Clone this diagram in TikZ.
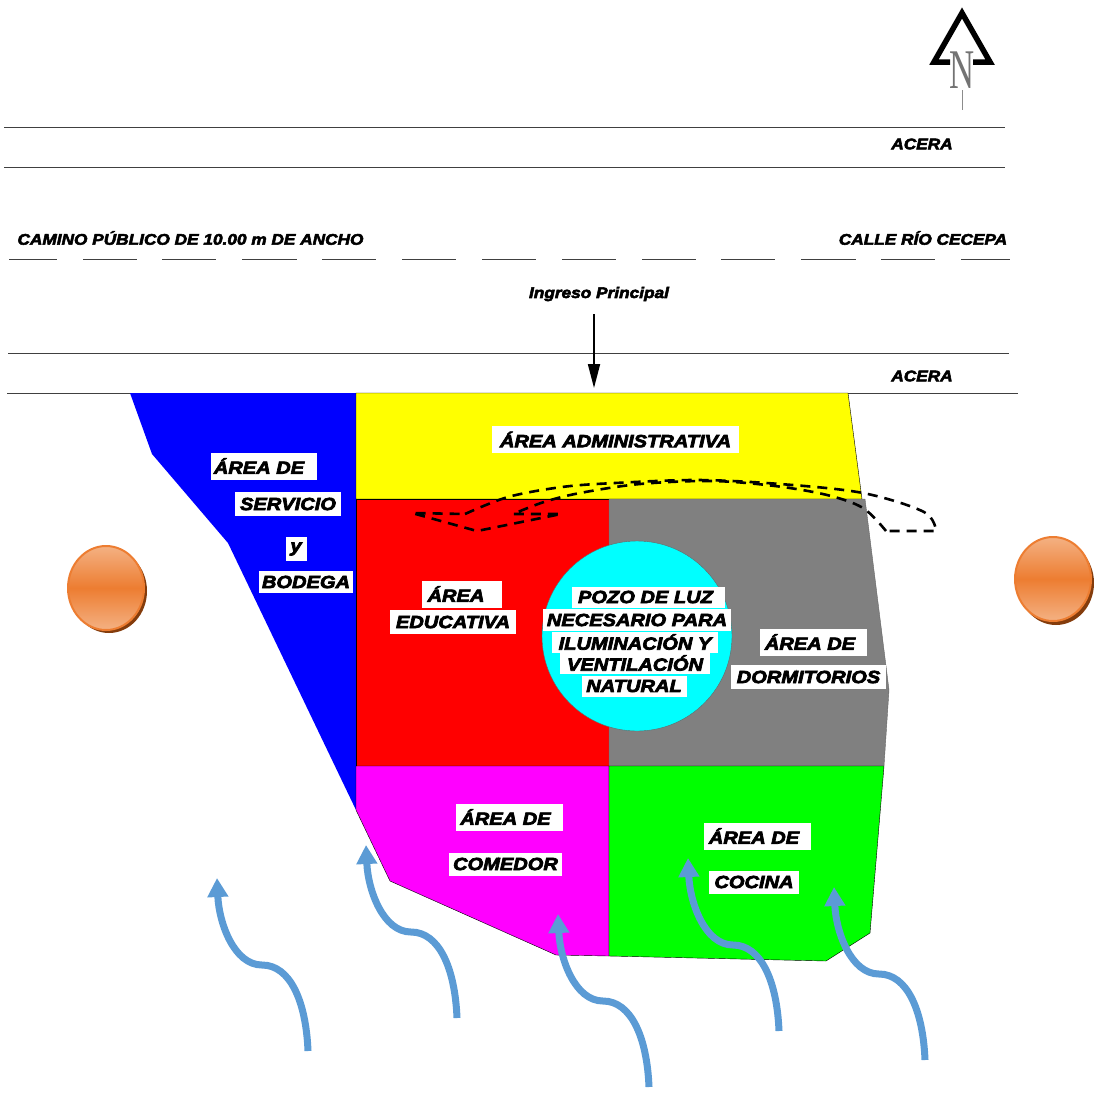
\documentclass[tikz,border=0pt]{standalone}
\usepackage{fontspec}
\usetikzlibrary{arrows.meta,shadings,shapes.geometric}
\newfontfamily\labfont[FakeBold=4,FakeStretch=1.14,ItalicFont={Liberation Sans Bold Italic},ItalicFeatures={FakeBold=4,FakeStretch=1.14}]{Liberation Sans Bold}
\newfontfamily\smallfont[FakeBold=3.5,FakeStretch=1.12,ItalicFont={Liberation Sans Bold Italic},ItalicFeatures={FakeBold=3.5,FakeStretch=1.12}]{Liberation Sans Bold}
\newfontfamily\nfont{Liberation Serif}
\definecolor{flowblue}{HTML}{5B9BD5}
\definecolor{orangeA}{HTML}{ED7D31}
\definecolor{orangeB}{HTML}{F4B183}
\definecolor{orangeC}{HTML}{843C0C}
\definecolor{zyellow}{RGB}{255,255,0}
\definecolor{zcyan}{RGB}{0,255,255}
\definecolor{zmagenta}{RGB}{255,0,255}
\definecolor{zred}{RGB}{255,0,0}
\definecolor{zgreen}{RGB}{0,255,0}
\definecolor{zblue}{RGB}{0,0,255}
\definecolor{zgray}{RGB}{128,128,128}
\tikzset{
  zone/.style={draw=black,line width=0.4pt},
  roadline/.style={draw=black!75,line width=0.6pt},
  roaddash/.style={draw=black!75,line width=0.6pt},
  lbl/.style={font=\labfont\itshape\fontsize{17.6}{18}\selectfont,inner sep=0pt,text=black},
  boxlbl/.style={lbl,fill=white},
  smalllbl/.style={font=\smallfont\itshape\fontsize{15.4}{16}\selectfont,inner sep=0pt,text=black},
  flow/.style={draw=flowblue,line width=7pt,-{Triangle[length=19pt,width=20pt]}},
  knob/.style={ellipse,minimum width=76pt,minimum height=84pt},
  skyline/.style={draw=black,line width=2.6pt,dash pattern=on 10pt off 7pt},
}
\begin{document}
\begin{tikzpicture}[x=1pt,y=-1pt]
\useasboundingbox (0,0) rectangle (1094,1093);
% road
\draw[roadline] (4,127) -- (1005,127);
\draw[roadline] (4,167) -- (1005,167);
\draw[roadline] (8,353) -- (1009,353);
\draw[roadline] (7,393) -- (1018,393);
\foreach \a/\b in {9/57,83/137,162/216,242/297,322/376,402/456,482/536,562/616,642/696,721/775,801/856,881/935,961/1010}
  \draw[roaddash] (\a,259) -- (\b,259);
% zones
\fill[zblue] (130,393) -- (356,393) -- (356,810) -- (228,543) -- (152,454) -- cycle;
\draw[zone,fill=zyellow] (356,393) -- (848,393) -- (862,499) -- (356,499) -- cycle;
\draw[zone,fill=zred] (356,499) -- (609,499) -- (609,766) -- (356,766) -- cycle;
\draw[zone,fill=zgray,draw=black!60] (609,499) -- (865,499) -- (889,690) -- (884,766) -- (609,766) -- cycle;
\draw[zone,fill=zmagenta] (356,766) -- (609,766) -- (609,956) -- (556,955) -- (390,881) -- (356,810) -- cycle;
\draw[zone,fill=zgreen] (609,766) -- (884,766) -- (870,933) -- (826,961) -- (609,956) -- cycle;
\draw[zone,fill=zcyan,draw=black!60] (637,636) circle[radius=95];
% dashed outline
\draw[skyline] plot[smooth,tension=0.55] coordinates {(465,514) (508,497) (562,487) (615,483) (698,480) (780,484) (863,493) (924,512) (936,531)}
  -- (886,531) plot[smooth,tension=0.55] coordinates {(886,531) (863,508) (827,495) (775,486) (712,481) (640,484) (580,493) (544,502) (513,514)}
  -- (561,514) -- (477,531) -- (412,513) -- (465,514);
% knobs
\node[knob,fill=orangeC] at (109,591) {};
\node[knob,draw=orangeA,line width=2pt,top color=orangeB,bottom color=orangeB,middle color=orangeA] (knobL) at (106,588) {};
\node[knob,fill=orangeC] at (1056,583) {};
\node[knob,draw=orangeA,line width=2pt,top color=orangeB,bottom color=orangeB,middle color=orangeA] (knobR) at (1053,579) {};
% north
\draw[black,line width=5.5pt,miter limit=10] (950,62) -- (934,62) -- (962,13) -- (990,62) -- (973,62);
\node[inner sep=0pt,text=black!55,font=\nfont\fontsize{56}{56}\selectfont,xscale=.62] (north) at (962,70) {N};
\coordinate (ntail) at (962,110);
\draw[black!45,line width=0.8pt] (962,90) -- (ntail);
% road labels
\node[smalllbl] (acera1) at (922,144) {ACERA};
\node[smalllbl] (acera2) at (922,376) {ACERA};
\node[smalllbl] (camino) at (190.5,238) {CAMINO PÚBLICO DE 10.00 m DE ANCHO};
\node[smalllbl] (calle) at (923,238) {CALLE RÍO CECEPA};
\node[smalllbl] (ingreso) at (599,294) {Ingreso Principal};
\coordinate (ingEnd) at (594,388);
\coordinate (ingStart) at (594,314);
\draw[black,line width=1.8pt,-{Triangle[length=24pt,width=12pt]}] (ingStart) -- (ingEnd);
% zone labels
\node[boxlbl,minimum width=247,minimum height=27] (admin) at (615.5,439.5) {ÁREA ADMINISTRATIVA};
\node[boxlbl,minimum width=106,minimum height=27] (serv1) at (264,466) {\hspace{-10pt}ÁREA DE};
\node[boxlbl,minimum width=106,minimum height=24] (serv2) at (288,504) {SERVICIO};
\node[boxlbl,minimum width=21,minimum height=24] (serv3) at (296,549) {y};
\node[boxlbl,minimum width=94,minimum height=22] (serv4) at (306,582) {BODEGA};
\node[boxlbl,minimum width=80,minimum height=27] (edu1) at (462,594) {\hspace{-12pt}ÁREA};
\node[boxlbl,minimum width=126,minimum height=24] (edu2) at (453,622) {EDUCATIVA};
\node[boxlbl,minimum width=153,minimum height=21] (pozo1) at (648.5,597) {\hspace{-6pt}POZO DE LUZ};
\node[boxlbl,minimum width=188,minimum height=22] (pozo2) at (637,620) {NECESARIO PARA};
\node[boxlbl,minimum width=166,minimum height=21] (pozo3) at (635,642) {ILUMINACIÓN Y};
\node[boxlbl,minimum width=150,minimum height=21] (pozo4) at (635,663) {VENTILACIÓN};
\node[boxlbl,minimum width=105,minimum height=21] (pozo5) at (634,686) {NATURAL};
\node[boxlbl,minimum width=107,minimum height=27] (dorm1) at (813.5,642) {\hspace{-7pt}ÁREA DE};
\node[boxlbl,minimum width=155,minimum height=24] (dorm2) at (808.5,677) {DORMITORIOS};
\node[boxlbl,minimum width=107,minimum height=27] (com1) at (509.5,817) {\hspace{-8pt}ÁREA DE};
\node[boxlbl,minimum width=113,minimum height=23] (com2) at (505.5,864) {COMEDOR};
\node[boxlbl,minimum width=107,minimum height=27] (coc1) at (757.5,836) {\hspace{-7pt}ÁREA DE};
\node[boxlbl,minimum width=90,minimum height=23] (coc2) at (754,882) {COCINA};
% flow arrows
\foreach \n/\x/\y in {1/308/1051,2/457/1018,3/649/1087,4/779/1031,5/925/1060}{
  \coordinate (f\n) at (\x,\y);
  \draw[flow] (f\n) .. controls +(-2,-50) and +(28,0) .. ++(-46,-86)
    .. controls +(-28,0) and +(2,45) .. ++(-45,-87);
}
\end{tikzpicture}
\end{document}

§ **Objective**
Transcribe all of the material exactly, leaving out whatever pictures it contains.

§ **Full output**
Clone this diagram in TikZ.
\documentclass[tikz,border=0pt]{standalone}
\usepackage{fontspec}
\usetikzlibrary{arrows.meta,shadings,shapes.geometric}
\newfontfamily\labfont[FakeBold=4,FakeStretch=1.14,ItalicFont={Liberation Sans Bold Italic},ItalicFeatures={FakeBold=4,FakeStretch=1.14}]{Liberation Sans Bold}
\newfontfamily\smallfont[FakeBold=3.5,FakeStretch=1.12,ItalicFont={Liberation Sans Bold Italic},ItalicFeatures={FakeBold=3.5,FakeStretch=1.12}]{Liberation Sans Bold}
\newfontfamily\nfont{Liberation Serif}
\definecolor{flowblue}{HTML}{5B9BD5}
\definecolor{orangeA}{HTML}{ED7D31}
\definecolor{orangeB}{HTML}{F4B183}
\definecolor{orangeC}{HTML}{843C0C}
\definecolor{zyellow}{RGB}{255,255,0}
\definecolor{zcyan}{RGB}{0,255,255}
\definecolor{zmagenta}{RGB}{255,0,255}
\definecolor{zred}{RGB}{255,0,0}
\definecolor{zgreen}{RGB}{0,255,0}
\definecolor{zblue}{RGB}{0,0,255}
\definecolor{zgray}{RGB}{128,128,128}
\tikzset{
  zone/.style={draw=black,line width=0.4pt},
  roadline/.style={draw=black!75,line width=0.6pt},
  roaddash/.style={draw=black!75,line width=0.6pt},
  lbl/.style={font=\labfont\itshape\fontsize{17.6}{18}\selectfont,inner sep=0pt,text=black},
  boxlbl/.style={lbl,fill=white},
  smalllbl/.style={font=\smallfont\itshape\fontsize{15.4}{16}\selectfont,inner sep=0pt,text=black},
  flow/.style={draw=flowblue,line width=7pt,-{Triangle[length=19pt,width=20pt]}},
  knob/.style={ellipse,minimum width=76pt,minimum height=84pt},
  skyline/.style={draw=black,line width=2.6pt,dash pattern=on 10pt off 7pt},
}
\begin{document}
\begin{tikzpicture}[x=1pt,y=-1pt]
\useasboundingbox (0,0) rectangle (1094,1093);
% road
\draw[roadline] (4,127) -- (1005,127);
\draw[roadline] (4,167) -- (1005,167);
\draw[roadline] (8,353) -- (1009,353);
\draw[roadline] (7,393) -- (1018,393);
\foreach \a/\b in {9/57,83/137,162/216,242/297,322/376,402/456,482/536,562/616,642/696,721/775,801/856,881/935,961/1010}
  \draw[roaddash] (\a,259) -- (\b,259);
% zones
\fill[zblue] (130,393) -- (356,393) -- (356,810) -- (228,543) -- (152,454) -- cycle;
\draw[zone,fill=zyellow] (356,393) -- (848,393) -- (862,499) -- (356,499) -- cycle;
\draw[zone,fill=zred] (356,499) -- (609,499) -- (609,766) -- (356,766) -- cycle;
\draw[zone,fill=zgray,draw=black!60] (609,499) -- (865,499) -- (889,690) -- (884,766) -- (609,766) -- cycle;
\draw[zone,fill=zmagenta] (356,766) -- (609,766) -- (609,956) -- (556,955) -- (390,881) -- (356,810) -- cycle;
\draw[zone,fill=zgreen] (609,766) -- (884,766) -- (870,933) -- (826,961) -- (609,956) -- cycle;
\draw[zone,fill=zcyan,draw=black!60] (637,636) circle[radius=95];
% dashed outline
\draw[skyline] plot[smooth,tension=0.55] coordinates {(465,514) (508,497) (562,487) (615,483) (698,480) (780,484) (863,493) (924,512) (936,531)}
  -- (886,531) plot[smooth,tension=0.55] coordinates {(886,531) (863,508) (827,495) (775,486) (712,481) (640,484) (580,493) (544,502) (513,514)}
  -- (561,514) -- (477,531) -- (412,513) -- (465,514);
% knobs
\node[knob,fill=orangeC] at (109,591) {};
\node[knob,draw=orangeA,line width=2pt,top color=orangeB,bottom color=orangeB,middle color=orangeA] (knobL) at (106,588) {};
\node[knob,fill=orangeC] at (1056,583) {};
\node[knob,draw=orangeA,line width=2pt,top color=orangeB,bottom color=orangeB,middle color=orangeA] (knobR) at (1053,579) {};
% north
\draw[black,line width=5.5pt,miter limit=10] (950,62) -- (934,62) -- (962,13) -- (990,62) -- (973,62);
\node[inner sep=0pt,text=black!55,font=\nfont\fontsize{56}{56}\selectfont,xscale=.62] (north) at (962,70) {N};
\coordinate (ntail) at (962,110);
\draw[black!45,line width=0.8pt] (962,90) -- (ntail);
% road labels
\node[smalllbl] (acera1) at (922,144) {ACERA};
\node[smalllbl] (acera2) at (922,376) {ACERA};
\node[smalllbl] (camino) at (190.5,238) {CAMINO PÚBLICO DE 10.00 m DE ANCHO};
\node[smalllbl] (calle) at (923,238) {CALLE RÍO CECEPA};
\node[smalllbl] (ingreso) at (599,294) {Ingreso Principal};
\coordinate (ingEnd) at (594,388);
\coordinate (ingStart) at (594,314);
\draw[black,line width=1.8pt,-{Triangle[length=24pt,width=12pt]}] (ingStart) -- (ingEnd);
% zone labels
\node[boxlbl,minimum width=247,minimum height=27] (admin) at (615.5,439.5) {ÁREA ADMINISTRATIVA};
\node[boxlbl,minimum width=106,minimum height=27] (serv1) at (264,466) {\hspace{-10pt}ÁREA DE};
\node[boxlbl,minimum width=106,minimum height=24] (serv2) at (288,504) {SERVICIO};
\node[boxlbl,minimum width=21,minimum height=24] (serv3) at (296,549) {y};
\node[boxlbl,minimum width=94,minimum height=22] (serv4) at (306,582) {BODEGA};
\node[boxlbl,minimum width=80,minimum height=27] (edu1) at (462,594) {\hspace{-12pt}ÁREA};
\node[boxlbl,minimum width=126,minimum height=24] (edu2) at (453,622) {EDUCATIVA};
\node[boxlbl,minimum width=153,minimum height=21] (pozo1) at (648.5,597) {\hspace{-6pt}POZO DE LUZ};
\node[boxlbl,minimum width=188,minimum height=22] (pozo2) at (637,620) {NECESARIO PARA};
\node[boxlbl,minimum width=166,minimum height=21] (pozo3) at (635,642) {ILUMINACIÓN Y};
\node[boxlbl,minimum width=150,minimum height=21] (pozo4) at (635,663) {VENTILACIÓN};
\node[boxlbl,minimum width=105,minimum height=21] (pozo5) at (634,686) {NATURAL};
\node[boxlbl,minimum width=107,minimum height=27] (dorm1) at (813.5,642) {\hspace{-7pt}ÁREA DE};
\node[boxlbl,minimum width=155,minimum height=24] (dorm2) at (808.5,677) {DORMITORIOS};
\node[boxlbl,minimum width=107,minimum height=27] (com1) at (509.5,817) {\hspace{-8pt}ÁREA DE};
\node[boxlbl,minimum width=113,minimum height=23] (com2) at (505.5,864) {COMEDOR};
\node[boxlbl,minimum width=107,minimum height=27] (coc1) at (757.5,836) {\hspace{-7pt}ÁREA DE};
\node[boxlbl,minimum width=90,minimum height=23] (coc2) at (754,882) {COCINA};
% flow arrows
\foreach \n/\x/\y in {1/308/1051,2/457/1018,3/649/1087,4/779/1031,5/925/1060}{
  \coordinate (f\n) at (\x,\y);
  \draw[flow] (f\n) .. controls +(-2,-50) and +(28,0) .. ++(-46,-86)
    .. controls +(-28,0) and +(2,45) .. ++(-45,-87);
}
\end{tikzpicture}
\end{document}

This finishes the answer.